Recipe: Korean BBQ Chicken Bulgogi

This recipe is adapted from Alice of Savory Sweet Life. The only thing I took out was the red pepper flakes. I wanted to make this a kid-friendly meal since my boys are too young to try out the spicy stuff. As for white sugar, I substituted turbinado sugar which is what I had in my pantry. Enjoy!

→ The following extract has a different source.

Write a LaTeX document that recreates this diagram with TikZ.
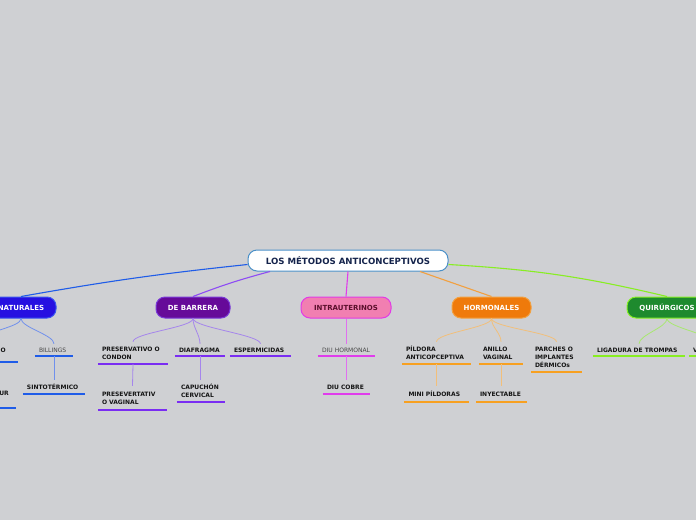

{ Korean BBQ Chicken Bulgogi Recipe }

- ⅓ cup of light soy sauce
- 3 tablespoons white sugar or turbinado sugar 
- 1 tablespoons sesame oil 
- 3 cloves of garlic, minced
-  2 pinches of black pepper 
- ¼ teaspoon kosher salt 
- 1-1.5 lbs. of thinly sliced chicken breasts
- ¼ medium yellow onion
- 2 green onions, finely chopped into small pieces

Cut breast into bite size strips about 1" wide. Chop yellow onion and slice into medium moon shaped slivers. Slice 2 green onions including the white parts, finely sliced into small pieces and set aside. Mix all the ingredients together in a medium bowl except green onions, chicken and yellow onions. Add chicken and yellow onions once the sugar is almost dissolved to the bowl. With your hands, massage the chicken with the marinade. Cover and refrigerate for 1 hour. Make sure to drain any excess marinade before frying. Place a few slices of chicken and onions in single layers and completely flat on a hot oiled frying pan/wok and fry each side until cooked and slightly caramelized. Serve with a bowl of hot rice and sprinkle green onions on top!